卒業生の声 - 拡がるNAIST遺伝子 -

村上 寛和 さん

  • ノバルティスファーマ株式会社 オンコロジー事業部
  • 2005年度(修士) 動物分子遺伝学
村上 寛和さんの近況写真

『相手のニーズに合わせて情報を提供する』スイスに本社を置く製薬企業ノバルティスファーマ(株)でオンコロジーMRとして働く私の仕事です。オンコロジーとは腫瘍学のことで、私は白血病や、骨転移による骨関連事象を抑制する薬剤を扱っています。癌とは、その患者さまの生命を脅かす疾患であるため、患者さまご自身も熱心に(深く)勉強されている事が多いです。同じ疾患においてもその発症要因は人それぞれで、併発されている疾病も患者さま個々によって異なってきます。そのため投与量から、時には投与方法、副作用の症状やコントロール方法など現場で求められる物は様々です。こういったそれぞれのニーズに合わせた適切な(適正な)情報を提供するのがオンコロジーMRの仕事です。大学で学んだ薬学の知識と、大学院で学んだより専門的な知識を生かした仕事に就きたいとこの職種を選びました。

さて、では私が奈良先端大への進学を決めた理由ですが、学校の充実した設備や、各ラボの高い研究レベルも一つですが、最大のポイントは、全生徒が様々なバックグラウンドを持って奈良先端大に入学し、各自の実力に合わせた授業を専門の先生方から学べるという点でした。大学時代、有機化学のラボで新医薬品の合成研究をやっていた私にとって、新しい分野を学んではみたいものの不安も大きなものでしたので、この要因は大変大きなものでした。
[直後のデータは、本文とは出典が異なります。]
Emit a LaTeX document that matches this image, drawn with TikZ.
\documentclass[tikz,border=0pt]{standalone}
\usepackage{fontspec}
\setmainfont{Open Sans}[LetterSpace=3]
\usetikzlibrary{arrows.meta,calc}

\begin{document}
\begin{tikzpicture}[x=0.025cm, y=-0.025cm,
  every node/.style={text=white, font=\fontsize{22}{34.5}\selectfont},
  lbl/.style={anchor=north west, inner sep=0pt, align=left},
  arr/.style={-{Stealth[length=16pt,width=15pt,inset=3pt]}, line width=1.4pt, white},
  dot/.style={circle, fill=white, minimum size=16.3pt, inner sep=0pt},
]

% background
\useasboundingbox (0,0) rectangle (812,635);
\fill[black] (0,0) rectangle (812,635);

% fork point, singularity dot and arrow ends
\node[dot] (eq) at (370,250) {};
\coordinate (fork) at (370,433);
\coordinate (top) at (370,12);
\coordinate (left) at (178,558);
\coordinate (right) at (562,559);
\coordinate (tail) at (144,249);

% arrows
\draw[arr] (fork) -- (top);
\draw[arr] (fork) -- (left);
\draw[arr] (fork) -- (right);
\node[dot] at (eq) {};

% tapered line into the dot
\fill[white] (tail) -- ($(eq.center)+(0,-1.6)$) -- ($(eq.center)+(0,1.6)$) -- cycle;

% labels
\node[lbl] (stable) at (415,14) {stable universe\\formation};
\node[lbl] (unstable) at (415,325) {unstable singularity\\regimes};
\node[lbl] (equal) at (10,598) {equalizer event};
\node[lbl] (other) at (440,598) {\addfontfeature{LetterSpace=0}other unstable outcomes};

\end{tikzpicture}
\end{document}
ラボに配属されてからも実験で細胞や遺伝子を扱うのは初めての事で失敗の繰り返しでした。しかし、失敗するのには理由があります。生じた結果を分析し、なぜこうなったのかを客観的に考えます。一人で分からない時は加藤先生にアドバイスいただいたり、先輩や同期に意見を求めます。何度も失敗をし、時には加藤先生から叱咤激励をいただきながらの必死な二年間でしたが、自分で分析をした上で計画を立て、実行に移し、結果を評価してまた新たな計画を立てるという作業が自然と出来るようになっており、今の私の仕事に大いに役立っています。もちろんパワーポイントを用いてスライドを作成する能力や、相手に分かりやすく発表する方法、また疑問を調べる方法や文献の読み方、理解の仕方を学べた事も現在の仕事で生きていますが、何よりも、“問題が生じ”その現状を分析、解決策や方法をいくつも考えて、その中から実行可能な物を優先順位を付け行動していく事は、社会人としてこれから様々な仕事をしていく私にとって、奈良先端大で学んだ一番貴重な物です。

今、奈良先端大に興味のあるラボがある人も、他分野からの進学で不安な方も、ぜひオープンキャンパスに参加して先生や先輩に興味のある事を聞いてみて下さい。あなたがやりたいと強く願う事を、奈良先端大の先生や先輩方はサポートしてくれますよ。そんな雰囲気のある学校なんです。色々な夢を持った同期達に巡り会えるのも、この学校ならではです。